The democratically elected government, installed in August 1997, inherited massive international debts and currently relies on revenues from its maritime registry to provide the bulk of its foreign exchange earnings. The restoration of the infrastructure and the raising of incomes in this ravaged economy depend on the implementation of sound macro- and microeconomic policies of the new government, including the encouragement of foreign investment.

Economic history 

Much of independent Liberia's economic history is subject to limited archival documentation, making it hard for economic historians to make comprehensive assessments about the nature of Liberia's economy over time. The Liberian government only began producing GDP per capita data in 1964. 
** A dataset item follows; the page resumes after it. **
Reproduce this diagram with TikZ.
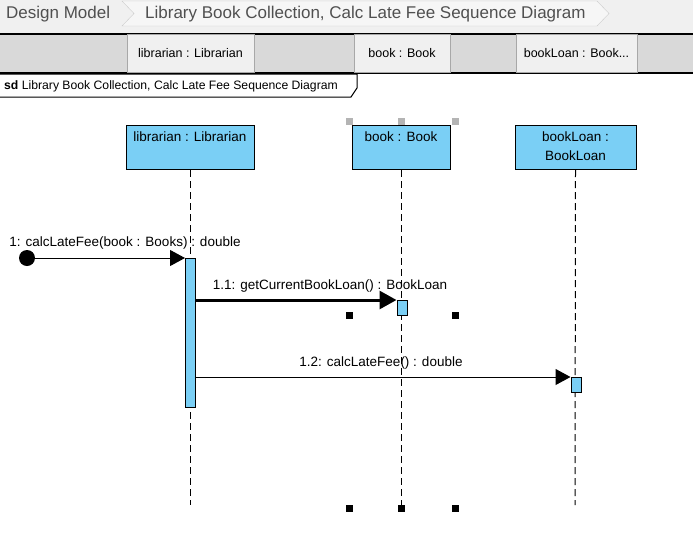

A 2022 study by LSE economic historian Leigh A. Gardner assessed that Liberian GDP per capita was $430 in 1945, which was just above subsistence and approximately half of Japan's GDP per capita at the time. It rose to approximately $500 by the time of independence, but the economy subsequently stagnated until the 1930s when a period of rapid economic growth began. Whereas Liberia had been poorer than Ghana during the 19th and early 20th centuries, it caught up with Ghana in 1950 and subsequently diverged considerably, becoming almost twice as wealthy as Ghana by 1970. Throughout the 1970s, the Liberian economy stagnated.
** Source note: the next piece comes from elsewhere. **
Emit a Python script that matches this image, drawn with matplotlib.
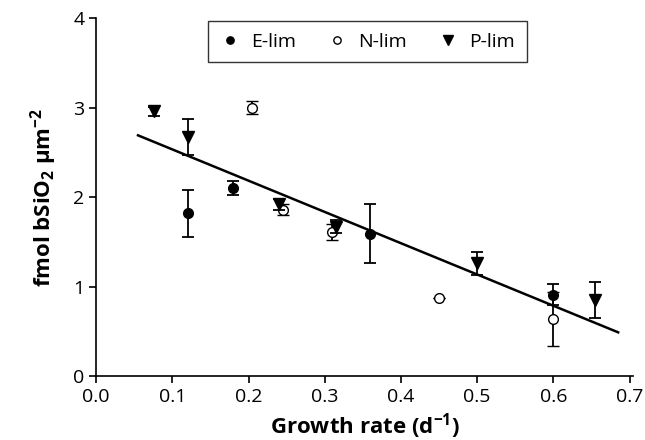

In 1926, the Liberian government gave the Firestone Tire company the right to lease up to 1 million acres of land for 99 years at a cost of 6 cents per acre. Firestone developed an inordinate sway over the Liberian government, effectively acquiring control over its finances in the subsequent period. The company was an important source of foreign investment into Liberia during this period. Firestone then set about establishing rubber tree plantations of the non-native South American rubber tree, Hevea brasiliensis in the country. By the 1950s, the company was Liberia's largest private employer and also its largest exporter. Vincent Browne wrote in 1955 that rubber accounted for more than $45,000,000 of Liberia's approximately $55,000,000 worth of exports. Liberia became one of the largest rubber exporters in the world in the post-World War II period. Today, Firestone's rubber plantation in Liberia is the world's largest contiguous rubber plantation, operated by the Firestone (now Bridgestone) subsidiary, the Firestone Natural Rubber Company.

In the 1940s, Liberia become one of the largest recipients of American aid. US aid to Liberia began with the Lend-Lease program of 1942. The aid per capita received by Liberia was comparable to that obtained by countries such as Korea and Marshall Aid recipients like the United Kingdom. Economic historian George Dalton estimated in 1965 that Liberia received more aid per capita from the United States than any other African country.
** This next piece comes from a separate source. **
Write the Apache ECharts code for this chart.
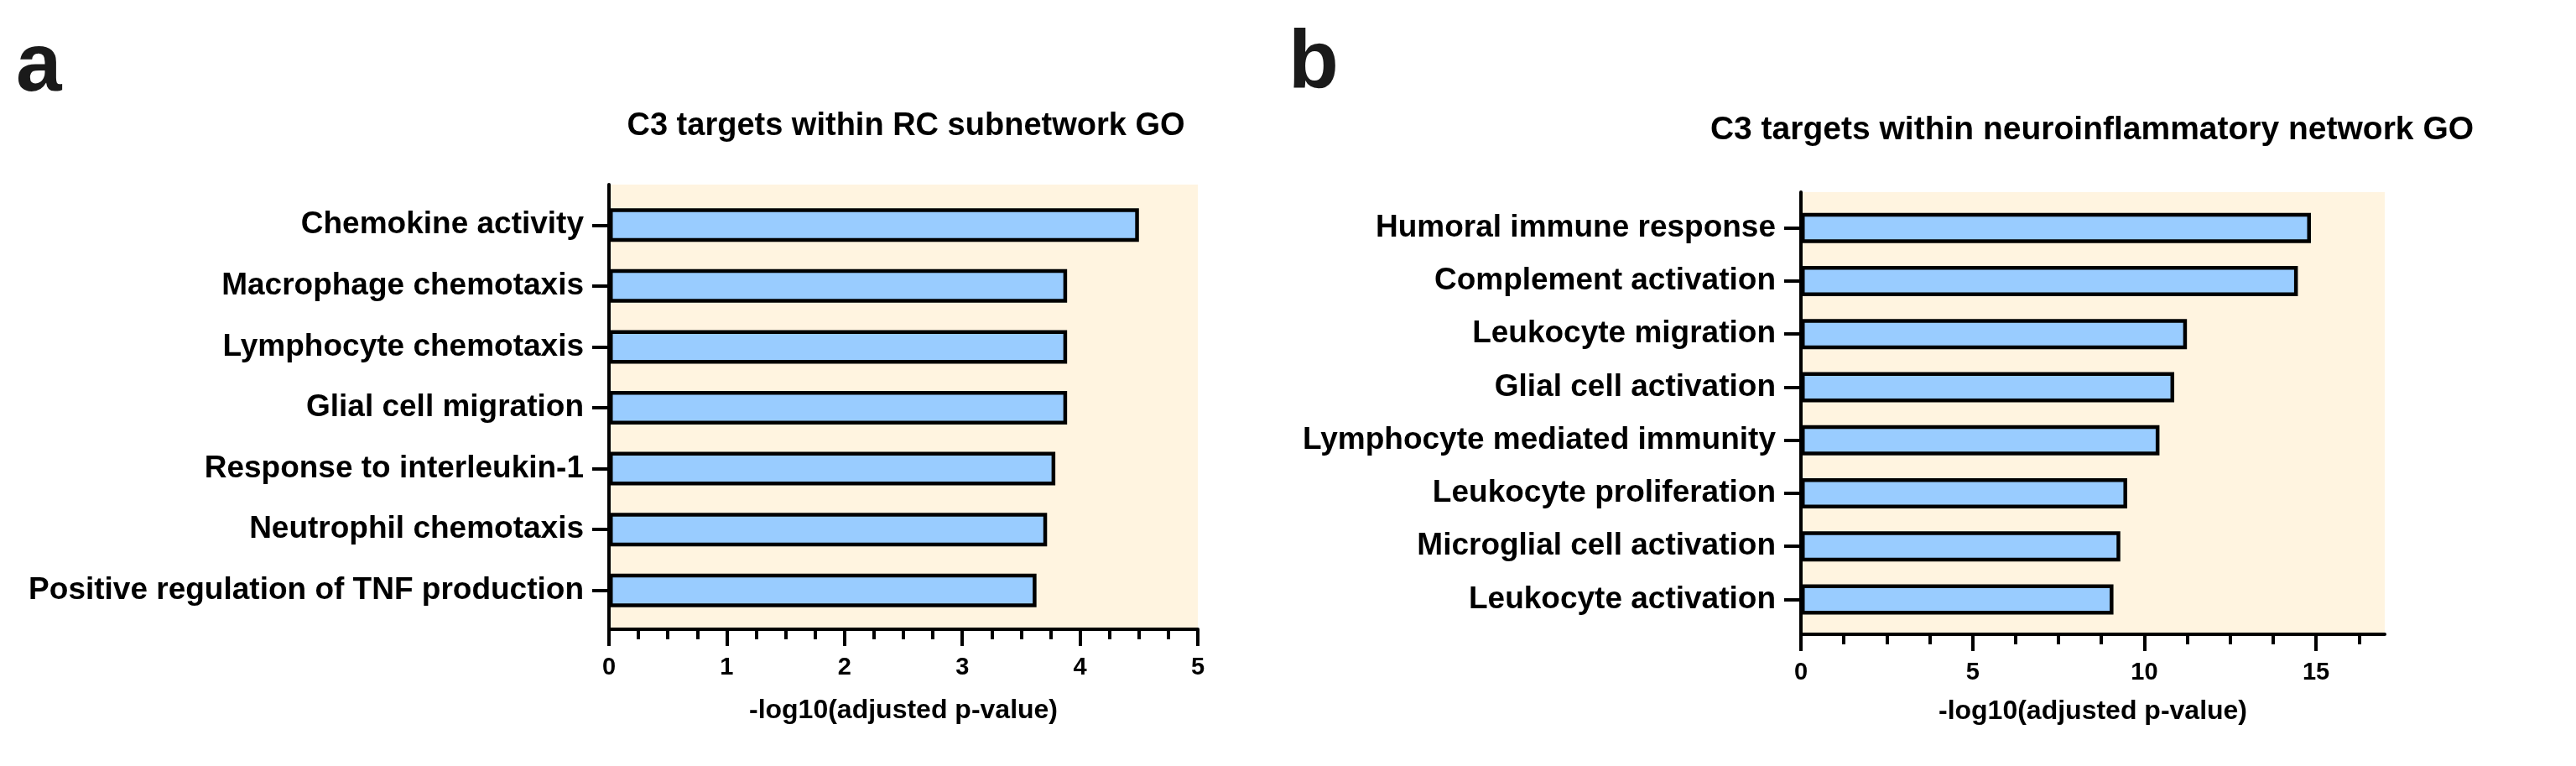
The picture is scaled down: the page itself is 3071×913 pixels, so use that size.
<!DOCTYPE html>
<html>
<head>
<meta charset="utf-8">
<script src="https://cdn.jsdelivr.net/npm/echarts@6/dist/echarts.min.js"></script>
<style>
  html, body { margin: 0; padding: 0; background: #ffffff; }
  #chart { width: 3071px; height: 913px; }
</style>
</head>
<body>
<div id="chart"></div>
<script>
// ---- Data ----
const titleA = 'C3 targets within RC subnetwork GO';
const categoriesA = [
  'Chemokine activity',
  'Macrophage chemotaxis',
  'Lymphocyte chemotaxis',
  'Glial cell migration',
  'Response to interleukin-1',
  'Neutrophil chemotaxis',
  'Positive regulation of TNF production'
];
const valuesA = [4.50, 3.89, 3.89, 3.89, 3.79, 3.72, 3.63];
const ticksA = [0, 1, 2, 3, 4, 5];
const maxA = 5;

const titleB = 'C3 targets within neuroinflammatory network GO';
const categoriesB = [
  'Humoral immune response',
  'Complement activation',
  'Leukocyte migration',
  'Glial cell activation',
  'Lymphocyte mediated immunity',
  'Leukocyte proliferation',
  'Microglial cell activation',
  'Leukocyte activation'
];
const valuesB = [14.85, 14.47, 11.24, 10.87, 10.44, 9.5, 9.3, 9.1];
const ticksB = [0, 5, 10, 15];
const maxB = 17;

const xAxisName = '-log10(adjusted p-value)';

// ---- Style ----
const FONT = "'Liberation Sans', Arial, Helvetica, sans-serif";
const INK = '#000000';
const BAR_FILL = '#99CCFF';
const PLOT_BG = '#FFF4E0';

function minorTicks(ticks, max, parts) {
  const step = (ticks[1] - ticks[0]) / parts;
  const out = [];
  for (let v = ticks[0] + step; v < max - 1e-9; v += step) {
    const isMajor = ticks.some(t => Math.abs(t - v) < 1e-9);
    if (!isMajor) out.push(+v.toFixed(6));
  }
  return out;
}

const panels = [
  { cats: categoriesA, vals: valuesA, ticks: ticksA, max: maxA,
    bg: { left: 726, top: 220, width: 702, height: 530 },
    bars: { left: 726, top: 232, width: 702, height: 508 },
    barWidth: 40, nameGap: 81 },
  { cats: categoriesB, vals: valuesB, ticks: ticksB, max: maxB,
    bg: { left: 2147, top: 229, width: 696, height: 527 },
    bars: { left: 2147, top: 240, width: 696, height: 506 },
    barWidth: 36, nameGap: 76 }
];

const grid = [], xAxis = [], yAxis = [], series = [];
panels.forEach((p, i) => {
  const gBg = grid.length;
  grid.push(Object.assign({ show: true, backgroundColor: PLOT_BG, borderWidth: 0, outerBoundsMode: 'none' }, p.bg));
  const gBar = grid.length;
  grid.push(Object.assign({ show: false, outerBoundsMode: 'none' }, p.bars));

  // major axis with labels and name
  xAxis.push({
    type: 'value', gridIndex: gBg, min: 0, max: p.max, position: 'bottom',
    axisLine: { show: true, onZero: false, lineStyle: { color: INK, width: 4 } },
    axisTick: { show: true, length: 20, lineStyle: { color: INK, width: 4 }, customValues: p.ticks },
    axisLabel: { show: true, customValues: p.ticks, margin: 31, color: INK, fontSize: 29, fontWeight: 'bold', fontFamily: FONT },
    splitLine: { show: false },
    name: xAxisName, nameLocation: 'middle', nameGap: p.nameGap,
    nameTextStyle: { color: INK, fontSize: 32, fontWeight: 'bold', fontFamily: FONT }
  });
  // minor ticks axis
  xAxis.push({
    type: 'value', gridIndex: gBg, min: 0, max: p.max, position: 'bottom',
    axisLine: { show: false },
    axisTick: { show: true, length: 12, lineStyle: { color: INK, width: 4 }, customValues: minorTicks(p.ticks, p.max, 4) },
    axisLabel: { show: false },
    splitLine: { show: false }
  });
  // bar grid x axis (hidden, same scale)
  const xBarIdx = xAxis.length;
  xAxis.push({ type: 'value', gridIndex: gBar, min: 0, max: p.max, show: false });

  // bg y axis: draws vertical axis line over full plot height
  yAxis.push({
    type: 'value', gridIndex: gBg, min: 0, max: 1,
    axisLine: { show: true, lineStyle: { color: INK, width: 4 } },
    axisTick: { show: false }, axisLabel: { show: false }, splitLine: { show: false }
  });
  const yBarIdx = yAxis.length;
  yAxis.push({
    type: 'category', gridIndex: gBar, data: p.cats, inverse: true,
    axisLine: { show: false },
    axisTick: { show: true, alignWithLabel: true, length: 20, lineStyle: { color: INK, width: 4 } },
    axisLabel: { margin: 30, color: INK, fontSize: 37, fontWeight: 'bold', fontFamily: FONT },
    splitLine: { show: false }
  });

  series.push({
    type: 'bar', xAxisIndex: xBarIdx, yAxisIndex: yBarIdx,
    data: p.vals, barWidth: p.barWidth,
    itemStyle: { color: BAR_FILL, borderColor: INK, borderWidth: 4.5 },
    emphasis: { disabled: true }, silent: true, z: 3
  });
});

const chart = echarts.init(document.getElementById('chart'), null, { renderer: 'canvas' });
chart.setOption({
  backgroundColor: '#ffffff',
  animation: false,
  title: [
    { text: 'a', left: 19, top: 32, padding: 0,
      textStyle: { fontSize: 98, fontWeight: 'bold', color: '#1a1a1a', fontFamily: FONT } },
    { text: 'b', left: 1536, top: 28, padding: 0,
      textStyle: { fontSize: 98, fontWeight: 'bold', color: '#1a1a1a', fontFamily: FONT } },
    { text: titleA, left: 1080, top: 132, padding: 0, textAlign: 'center',
      textStyle: { fontSize: 38, fontWeight: 'bold', color: INK, fontFamily: FONT } },
    { text: titleB, left: 2494, top: 136, padding: 0, textAlign: 'center',
      textStyle: { fontSize: 39, fontWeight: 'bold', color: INK, fontFamily: FONT } }
  ],
  grid: grid,
  xAxis: xAxis,
  yAxis: yAxis,
  series: series
});
</script>
</body>
</html>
In the post-WWII period, Liberia tried to become a destination for offshore services, as the country loosened laws related to ship registration, corporation, and taxes. The Liberian shipping registry was highly successful as Liberia had by the 1960s become the largest ship registry in the world in terms of tonnage.

The Liberian economy had relied heavily on the mining of iron ore prior to the civil war. Liberia was a major exporter of iron ore on the world market. By the 1970s, iron mining accounted for more than half of Liberia's export earnings. Since the coup d'état of 1980, the country's economic growth rate has slowed down because of a decline in the demand for iron ore on the world market and political upheavals in Liberia.

Upon the end of the war in 2003, GDP growth began to accelerate again, reaching a peak of 9.4% in 2007. The global financial crisis slowed GDP growth to 4.6% in 2009, though a strengthening agricultural sector led by rubber and timber exports increased growth to 5.1% in 2010 and an expected 7.3% in 2011, making the economy one of the 20 fastest growing in the world.

In March 2010, Bob Johnson, founder of BET, funded the first hotel constructed in Liberia in 20 years. The  luxury resort was built in the Paynesville section of Monrovia.

Liberia's external debt was estimated in 2006 at approximately $4.5 billion, 800% of GDP. As a result of bilateral, multilateral and commercial debt relief from 2007 to 2010, the country's external debt fell to $222.9 million by 2011.

Economic sectors 

Liberia's business sector is largely controlled by foreigners mainly of Levantine (primarily Lebanese) and Indian descent. There also are limited numbers of Chinese engaged in agriculture. The largest timber concession, Oriental Timber Corporation (OTC), is Indonesian owned. There also are significant numbers of West Africais engaged in cross-border trade.  Legal monopolies are possible; for example, Cemenco holds a monopoly on cement production.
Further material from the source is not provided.